Back to the LGD

The next hypothesis to consider is that missing photons are hiding in the LGD. Maybe we fuse two photons into a single cluster, or maybe we are not seeing them at all due to inefficiency in the cluster recognition. To examine this, we again compared the simulation with the reconstruction in the LGD. From simulation, we use low angle photons (LAP) that have polar angle $\theta < 25^0$. Fig. 7 (right) shows the energy distribution of clusters (black) and low angle photons (red) from the $b_1$ reactions (mostly $b_1 \rightarrow 5\gamma$) reconstructed as $3\gamma$. Green and blue histograms show the LAP contribution when $N_{LAP}=4$ and $N_{LAP}=5$. The right plot on Fig. 7 shows the LAP multiplicity for the given cuts. We see a good agreement between photons and clusters except for very high and very low energy photons. At high energy the disagreement is probably because we fuse some soft photons to a high energy cluster. In the low energy region there is a clear threshold effect. If we can teach the clusterizer to search for soft photons in the LGD we should be able to suppress the $b_1$ background.

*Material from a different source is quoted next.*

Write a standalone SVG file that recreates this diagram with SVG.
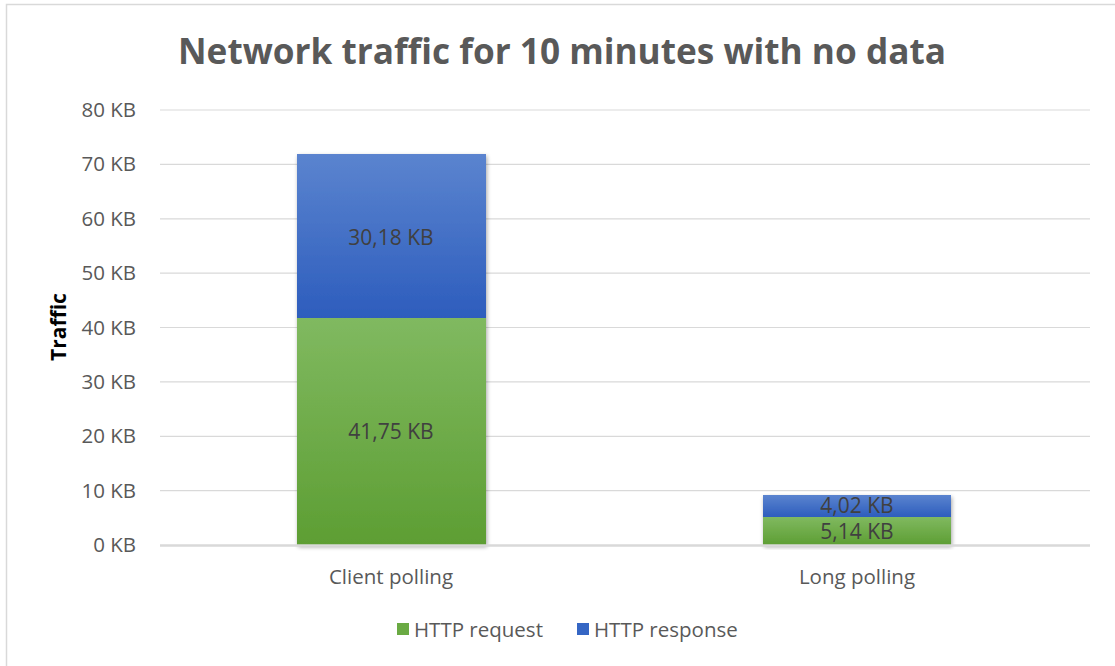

Figure 7: The energy of clusters and low angle photons (left) and LAP multiplicity (right) in the case of $3\gamma$ events from $b_1$ reactions.

Fig. 8 shows that this will not be an easy task. We compare cluster (black) and LAP (colored) energy for different cluster multiplicities from the same $b_1$ reactions and general requirements $N_{pixel}=1$, $E_{TOT}>4.0$ GeV (no $\eta \gamma$ selection). The red histograms represent the total LAP contribution for the given number of clusters. The other colors represent LAP's ordered by their energy. Again, we have agreement between clusters and mid-range energy photons; however we can have more then 3 photons even when we see just 2 clusters. In the case of 2 clusters, merging of clusters is particularly visible for high cluster energies. The generator produces essentially no photons above 4 GeV, while the reconstructed cluster energy distribution extends above 4. In the case of 4 and 5 clusters, a peak in the cluster energy distribution in the range 300-500 MeV comes from charged particles from the $b_1 \rightarrow \omega(\pi^+\pi^-\pi^0)\pi^0$ channel.

Figure 8: Comparison between cluster and LAP energy for different cluster multiplicities from $b_1$ reactions.